Charts and diagrams as code:
START
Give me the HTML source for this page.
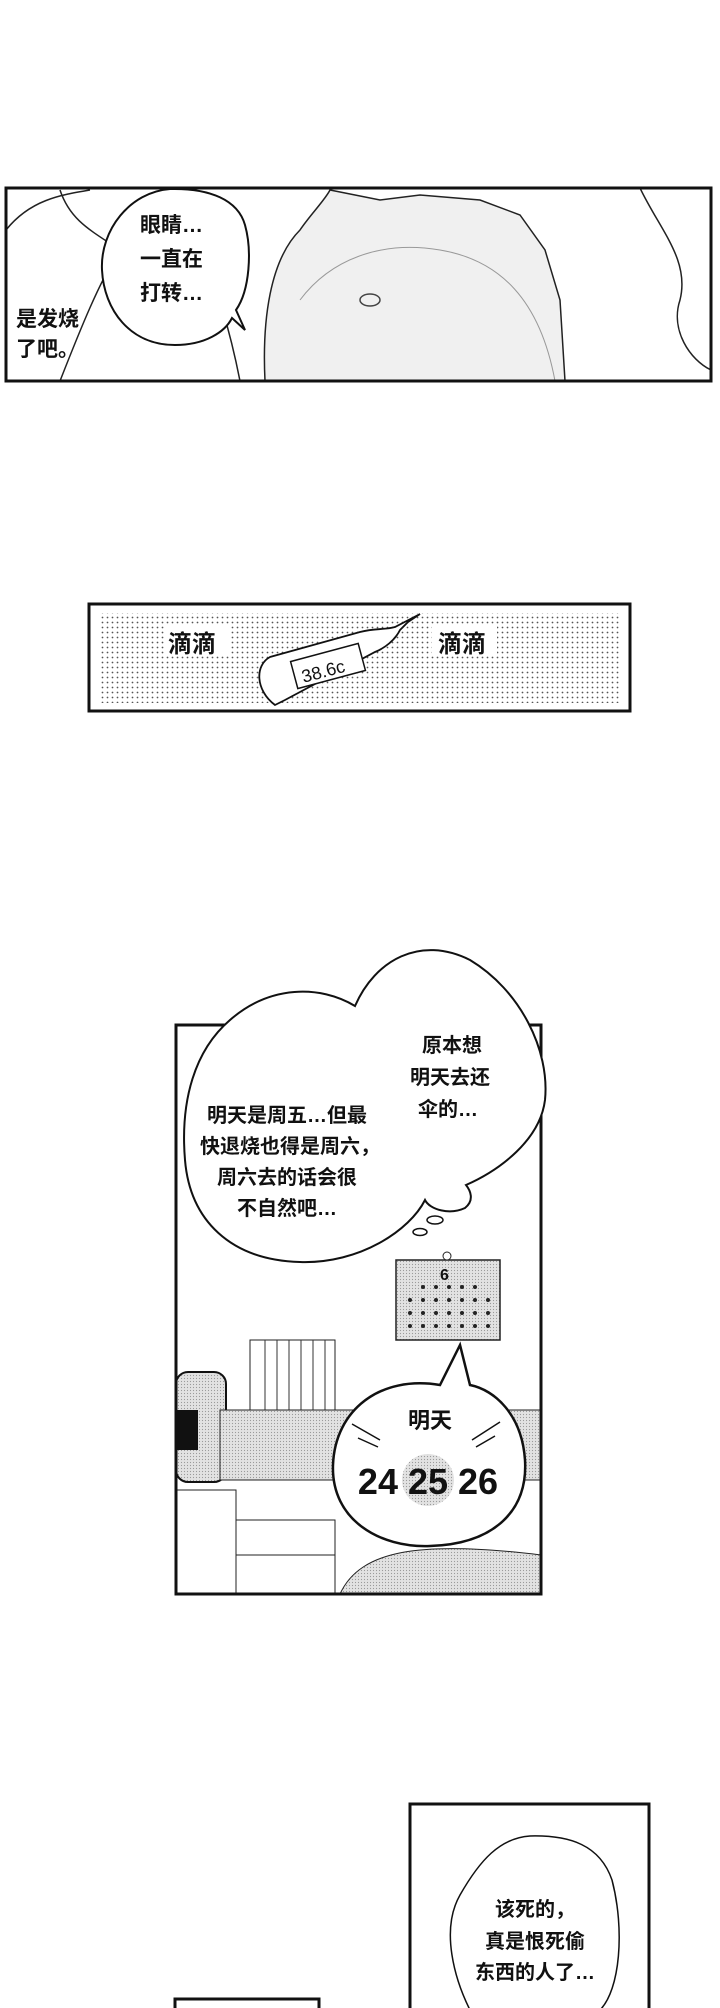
<!DOCTYPE html>
<html><head><meta charset="utf-8"><style>
html,body{margin:0;padding:0;background:#fff;}
svg{display:block;}
text{font-family:"Liberation Sans","Noto Sans CJK SC",sans-serif;fill:#111;}
</style></head><body>
<svg width="720" height="2008" viewBox="0 0 720 2008" xmlns="http://www.w3.org/2000/svg">
<defs>
<pattern id="dots" width="5" height="5" patternUnits="userSpaceOnUse"><circle cx="2.5" cy="2.5" r="0.9" fill="#555"/></pattern>
<pattern id="gray" width="3" height="3" patternUnits="userSpaceOnUse"><rect width="3" height="3" fill="#e2e2e2"/><circle cx="1.5" cy="1.5" r="0.6" fill="#999"/></pattern>
<clipPath id="c1"><rect x="6" y="188" width="705" height="193"/></clipPath>
<clipPath id="c3"><rect x="176" y="1025" width="365" height="569"/></clipPath>
</defs>
<!-- Panel 1 -->
<g clip-path="url(#c1)">
<rect x="6" y="188" width="705" height="193" fill="#fff"/>
<path d="M265 381 C262 320 270 260 300 230 C310 215 325 200 330 190 L380 200 L420 195 L480 200 L520 215 L545 250 L560 300 L565 381 Z" fill="#f0f0f0" stroke="#222" stroke-width="1.5"/>
<path d="M300 300 C330 260 380 240 440 250 C500 260 540 300 555 381" fill="none" stroke="#999"/>
<ellipse cx="370" cy="300" rx="10" ry="6" fill="none" stroke="#444" stroke-width="1.5"/>
<path d="M640 188 C660 230 690 260 680 300 C670 330 690 360 711 370" fill="none" stroke="#222" stroke-width="1.5"/>
<path d="M6 230 C30 200 60 195 90 190 M60 381 C80 330 100 280 120 250 C90 230 70 220 60 190" fill="none" stroke="#222" stroke-width="1.5"/>
<path d="M240 381 C230 330 215 280 200 250" fill="none" stroke="#222" stroke-width="1.5"/>
</g>
<path d="M170 189 C130 192 100 230 102 270 C104 310 130 345 175 345 C205 345 225 332 232 318 L245 330 L236 310 C250 290 252 250 245 225 C238 200 210 188 170 189 Z" fill="#fff" stroke="#111" stroke-width="2"/>
<rect x="6" y="188" width="705" height="193" fill="none" stroke="#111" stroke-width="3"/>
<g font-size="21" font-weight="bold">
<text x="140" y="232">眼睛…</text>
<text x="140" y="266">一直在</text>
<text x="140" y="300">打转…</text>
<text x="16" y="326">是发烧</text>
<text x="16" y="356">了吧。</text>
</g>
<!-- Panel 2 -->
<rect x="89" y="604" width="541" height="107" fill="#fff" stroke="#111" stroke-width="3"/>
<rect x="100" y="613" width="520" height="90" fill="url(#dots)"/>
<rect x="165" y="625" width="65" height="30" fill="#fff"/>
<rect x="432" y="625" width="65" height="30" fill="#fff"/>
<path d="M275 705 C255 690 255 665 270 657 L360 632 C375 628 385 630 395 627 L420 614 L408 622 L400 630 C395 640 385 648 375 652 L285 700 Z" fill="#fff" stroke="#111" stroke-width="1.8"/>
<rect x="293" y="652" width="70" height="28" transform="rotate(-15 328 666)" fill="#fff" stroke="#111" stroke-width="1.5"/>
<text x="300" y="676" font-size="18" transform="rotate(-15 328 666)" font-family="Liberation Mono">38.6c</text>
<g font-size="24" font-weight="bold"><text x="168" y="652">滴滴</text><text x="438" y="652">滴滴</text></g>
<!-- Panel 3 -->
<g clip-path="url(#c3)">
<rect x="176" y="1025" width="365" height="569" fill="#fff"/>
<rect x="250" y="1340" width="85" height="70" fill="#fff" stroke="#222"/>
<path d="M265 1340 V1410 M277 1340 V1410 M289 1340 V1410 M301 1340 V1410 M313 1340 V1410 M325 1340 V1410" stroke="#333"/>
<rect x="176" y="1372" width="50" height="110" rx="12" fill="url(#gray)" stroke="#111" stroke-width="2"/>
<rect x="176" y="1410" width="22" height="40" fill="#111"/>
<rect x="220" y="1410" width="321" height="70" fill="url(#gray)" stroke="#222"/>
<rect x="235" y="1520" width="100" height="74" fill="#fff" stroke="#222"/>
<line x1="235" y1="1555" x2="335" y2="1555" stroke="#222"/>
<rect x="176" y="1490" width="60" height="104" fill="#fff" stroke="#222"/>
<path d="M340 1594 C360 1550 420 1540 541 1555 V1594 Z" fill="url(#gray)" stroke="#222"/>
<rect x="396" y="1260" width="104" height="80" fill="url(#gray)" stroke="#222" stroke-width="1.5"/>
<circle cx="447" cy="1256" r="4" fill="#fff" stroke="#222"/>
<text x="440" y="1280" font-size="16" font-weight="bold">6</text>
<g fill="#222">
<circle cx="410" cy="1300" r="2"/><circle cx="423" cy="1300" r="2"/><circle cx="436" cy="1300" r="2"/><circle cx="449" cy="1300" r="2"/><circle cx="462" cy="1300" r="2"/><circle cx="475" cy="1300" r="2"/><circle cx="488" cy="1300" r="2"/>
<circle cx="410" cy="1313" r="2"/><circle cx="423" cy="1313" r="2"/><circle cx="436" cy="1313" r="2"/><circle cx="449" cy="1313" r="2"/><circle cx="462" cy="1313" r="2"/><circle cx="475" cy="1313" r="2"/><circle cx="488" cy="1313" r="2"/>
<circle cx="410" cy="1326" r="2"/><circle cx="423" cy="1326" r="2"/><circle cx="436" cy="1326" r="2"/><circle cx="449" cy="1326" r="2"/><circle cx="462" cy="1326" r="2"/><circle cx="475" cy="1326" r="2"/><circle cx="488" cy="1326" r="2"/>
<circle cx="423" cy="1287" r="2"/><circle cx="436" cy="1287" r="2"/><circle cx="449" cy="1287" r="2"/><circle cx="462" cy="1287" r="2"/><circle cx="475" cy="1287" r="2"/>
</g>
</g>
<rect x="176" y="1025" width="365" height="569" fill="none" stroke="#111" stroke-width="3"/>
<!-- big thought bubble -->
<path d="M355 1006 C320 985 270 985 230 1020 C195 1050 180 1100 185 1160 C190 1220 230 1260 300 1262 C360 1264 410 1230 425 1200 C430 1210 450 1215 465 1208 C475 1200 470 1190 466 1185 C500 1170 540 1140 545 1100 C550 1050 520 990 470 960 C420 935 375 960 355 1006 Z" fill="#fff" stroke="#111" stroke-width="2"/>
<ellipse cx="435" cy="1220" rx="8" ry="4" fill="#fff" stroke="#111" stroke-width="1.5"/>
<ellipse cx="420" cy="1232" rx="7" ry="3.5" fill="#fff" stroke="#111" stroke-width="1.5"/>
<g font-size="20" font-weight="bold" text-anchor="middle">
<text x="452" y="1052">原本想</text>
<text x="450" y="1084">明天去还</text>
<text x="448" y="1116">伞的…</text>
<text x="287" y="1122">明天是周五…但最</text>
<text x="290" y="1153">快退烧也得是周六，</text>
<text x="287" y="1184">周六去的话会很</text>
<text x="287" y="1215">不自然吧…</text>
</g>
<!-- round bubble -->
<path d="M460 1345 L440 1385 C380 1375 335 1410 333 1465 C331 1520 380 1548 430 1546 C495 1544 528 1510 525 1460 C522 1415 495 1390 470 1385 Z" fill="#fff" stroke="#111" stroke-width="2.5"/>
<circle cx="428" cy="1480" r="26" fill="url(#gray)"/>
<path d="M352 1424 L380 1440 M358 1438 L378 1447 M500 1422 L472 1440 M495 1436 L476 1447" stroke="#111" stroke-width="1.5"/>
<text x="430" y="1428" font-size="22" font-weight="bold" text-anchor="middle">明天</text>
<text x="428" y="1494" font-size="36" font-weight="bold" text-anchor="middle">24 25 26</text>
<!-- Panel 4 -->
<rect x="410" y="1804" width="239" height="220" fill="#fff" stroke="#111" stroke-width="3"/>
<path d="M530 1836 C570 1835 600 1845 612 1880 C625 1930 620 1990 600 2010 L470 2010 C455 1980 440 1930 460 1895 C480 1860 500 1838 530 1836 Z" fill="#fff" stroke="#111" stroke-width="1.5"/>
<g font-size="20" font-weight="bold" text-anchor="middle">
<text x="535" y="1916">该死的，</text>
<text x="535" y="1948">真是恨死偷</text>
<text x="535" y="1979">东西的人了…</text>
</g>
<!-- Panel 5 -->
<rect x="175" y="1999" width="144" height="20" fill="#fff" stroke="#111" stroke-width="3"/>
</svg>
</body></html>
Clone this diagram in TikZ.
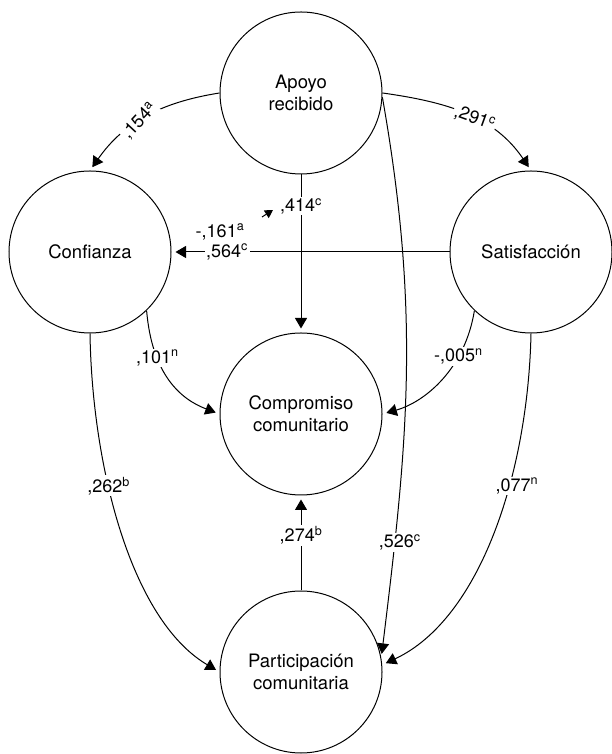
\documentclass[tikz,border=0pt]{standalone}
\usepackage{fontspec}
\setmainfont{TeX Gyre Heros}
\usetikzlibrary{arrows.meta}
\begin{document}
\begin{tikzpicture}[x=1pt,y=1pt,
  var/.style={circle, draw, line width=1pt, minimum size=162pt, inner sep=0pt, align=center, font=\fontsize{18.5}{22}\selectfont},
  arr/.style={line width=1pt, -{Triangle[length=10.5pt,width=12pt]}, shorten >=4pt},
  smallarr/.style={line width=1pt, -{Triangle[length=8pt,width=9pt]}},
  coef/.style={fill=white, inner sep=1.5pt, font=\fontsize{18}{21}\selectfont},
  plaincoef/.style={inner sep=1.5pt, font=\fontsize{18}{21}\selectfont},
]
\useasboundingbox (0,0) rectangle (611,754);
\node[var] (apoyo) at (301,661) {Apoyo\\recibido};
\node[var] (conf) at (90,502) {Confianza};
\node[var] (satis) at (531,502) {Satisfacción};
\node[var] (comp) at (301,340) {Compromiso\\comunitario};
\node[var] (part) at (301,82) {Participación\\comunitaria};

\draw[arr] (apoyo.west) to[out=189,in=55] node[coef, rotate=47, pos=0.55] {,154\textsuperscript{a}} (conf.north);
\draw[arr] (apoyo.east) to[out=-8,in=124] node[coef, rotate=-20, pos=0.55] {,291\textsuperscript{c}} (satis.north);
\draw[arr] (apoyo.south) -- node[coef, pos=0.2] {,414\textsuperscript{c}} (comp.north);
\draw[arr] (satis.west) -- node[coef, pos=0.8] {,564\textsuperscript{c}} (conf.east);
\draw[arr] (conf.-46) .. controls (152,380) and (180,355) .. node[coef, pos=0.3] {,101\textsuperscript{n}} (comp.west);
\draw[arr] (satis.-134) .. controls (465,385) and (425,352) .. node[coef, pos=0.3] {-,005\textsuperscript{n}} (comp.east);
\draw[arr] (conf.south) .. controls (92,290) and (130,135) .. node[coef, pos=0.38] {,262\textsuperscript{b}} (part.west);
\draw[arr] (satis.south) .. controls (528,280) and (480,135) .. node[coef, pos=0.37, xshift=8pt] {,077\textsuperscript{n}} (part.5);
\draw[arr] (apoyo.-3) to[out=-80,in=83] node[coef, pos=0.81, xshift=5pt] {,526\textsuperscript{c}} (part.10);
\draw[arr] (part.north) -- node[coef, pos=0.58] {,274\textsuperscript{b}} (comp.south);

\node[plaincoef] (l161) at (220,522) {-,161\textsuperscript{a}};
\coordinate (s1) at (262,537);
\coordinate (s2) at (273,544);
\draw[smallarr] (s1) -- (s2);
\end{tikzpicture}
\end{document}
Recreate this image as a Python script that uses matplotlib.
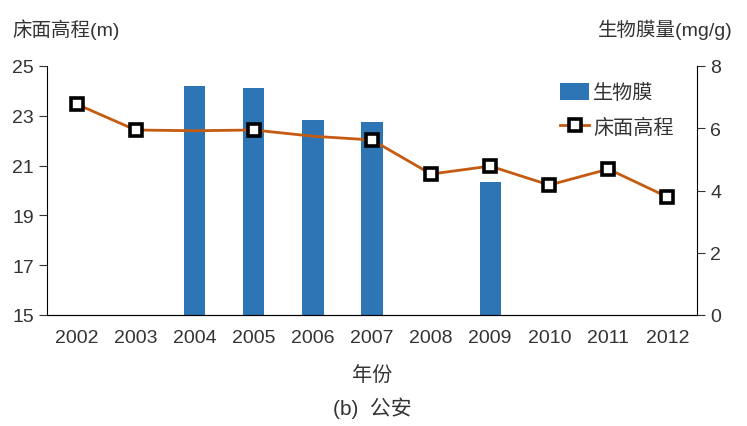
import matplotlib
matplotlib.use("Agg")
import matplotlib.pyplot as plt
from matplotlib import font_manager
import numpy as np

years = ['2002', '2003', '2004', '2005', '2006', '2007', '2008', '2009', '2010', '2011', '2012']
biofilm = [0, 0, 7.36, 7.30, 6.27, 6.20, 0, 4.28, 0, 0, 0]
bed_elev = [23.47, 22.43, 22.40, 22.43, 22.18, 22.03, 20.66, 20.98, 20.22, 20.86, 19.74]
marker_idx = [0, 1, 3, 5, 6, 7, 8, 9, 10]

installed = {f.name for f in font_manager.fontManager.ttflist}
fams = [f for f in ['Liberation Sans Narrow', 'DejaVu Sans Condensed', 'Liberation Sans'] if f in installed]
plt.rcParams['font.family'] = fams + ['Noto Sans CJK SC', 'DejaVu Sans']

fig = plt.figure(figsize=(7.47, 4.27), dpi=100)
ax = fig.add_axes([47/747, 1-316/427, 650/747, 249/427])
ax2 = ax.twinx()

x = np.arange(len(years))
ax2.bar(x, biofilm, width=0.36, color='#2E75B6', label='生物膜', zorder=1)
ax2.set_ylim(0, 8)
ax2.set_yticks([0, 2, 4, 6, 8])

ax.set_zorder(ax2.get_zorder() + 1)
ax.patch.set_visible(False)
ax.plot(x, bed_elev, color='#C55A11', lw=2, marker='s', markevery=marker_idx,
        ms=9, mfc='white', mec='black', mew=2.6, label='床面高程')
ax.set_ylim(15, 25)
ax.set_yticks([15, 17, 19, 21, 23, 25])
ax.set_xlim(-0.5, 10.5)
ax.set_xticks(x)
ax.set_xticklabels(years)

for a in (ax, ax2):
    a.spines['top'].set_visible(False)
    a.tick_params(labelsize=14, colors='#333333', length=6)
ax.tick_params(axis='x', length=0, pad=10)
ax2.spines['left'].set_visible(False)
ax.spines['right'].set_visible(False)

h1, l1 = ax2.get_legend_handles_labels()
h2, l2 = ax.get_legend_handles_labels()
ax.legend(h1 + h2, l1 + l2, loc='upper left', bbox_to_anchor=((560-47)/650, (316-84)/249),
          frameon=False, fontsize=14.5, handlelength=1.45, handleheight=0.9, handletextpad=0.2,
          borderpad=0, borderaxespad=0, labelspacing=0.75, labelcolor='#333333')

fig.text(12/747, 1-30/427, '床面高程(m)', fontsize=14, color='#333333', va='center', ha='left')
fig.text(733/747, 1-30/427, '生物膜量(mg/g)', fontsize=14, color='#333333', va='center', ha='right')
fig.text(372/747, 1-375/427, '年份', fontsize=14.5, color='#333333', va='center', ha='center')
fig.text(372/747, 1-408/427, '(b)  公安', fontsize=15, color='#333333', va='center', ha='center')

fig.savefig('out.png', dpi=100)
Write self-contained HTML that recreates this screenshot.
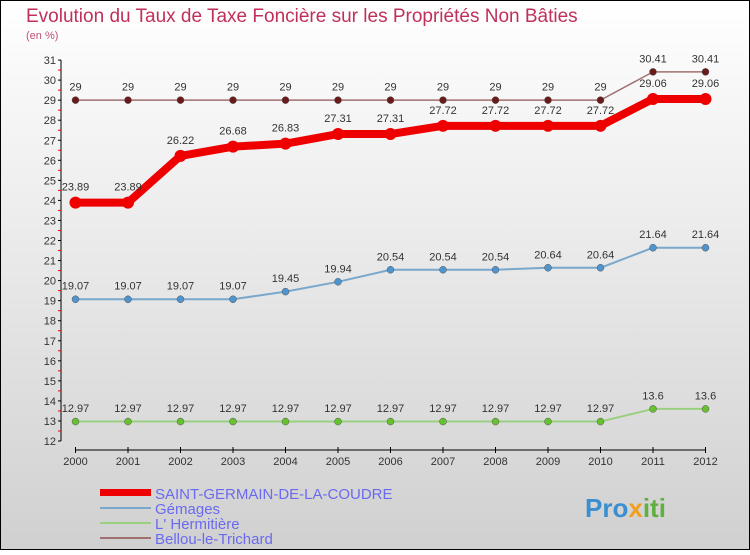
END
● Task details
From the records above, copy exactly the lines starting at the one with "Recreate this image" and ending at the one with "ax2.set_yticks([0, 2, 4, 6, 8])", and no others. Pictures stay out.

● The reply
Recreate this image as a Python script that uses matplotlib.
import matplotlib
matplotlib.use("Agg")
import matplotlib.pyplot as plt
from matplotlib import font_manager
import numpy as np

years = ['2002', '2003', '2004', '2005', '2006', '2007', '2008', '2009', '2010', '2011', '2012']
biofilm = [0, 0, 7.36, 7.30, 6.27, 6.20, 0, 4.28, 0, 0, 0]
bed_elev = [23.47, 22.43, 22.40, 22.43, 22.18, 22.03, 20.66, 20.98, 20.22, 20.86, 19.74]
marker_idx = [0, 1, 3, 5, 6, 7, 8, 9, 10]

installed = {f.name for f in font_manager.fontManager.ttflist}
fams = [f for f in ['Liberation Sans Narrow', 'DejaVu Sans Condensed', 'Liberation Sans'] if f in installed]
plt.rcParams['font.family'] = fams + ['Noto Sans CJK SC', 'DejaVu Sans']

fig = plt.figure(figsize=(7.47, 4.27), dpi=100)
ax = fig.add_axes([47/747, 1-316/427, 650/747, 249/427])
ax2 = ax.twinx()

x = np.arange(len(years))
ax2.bar(x, biofilm, width=0.36, color='#2E75B6', label='生物膜', zorder=1)
ax2.set_ylim(0, 8)
ax2.set_yticks([0, 2, 4, 6, 8])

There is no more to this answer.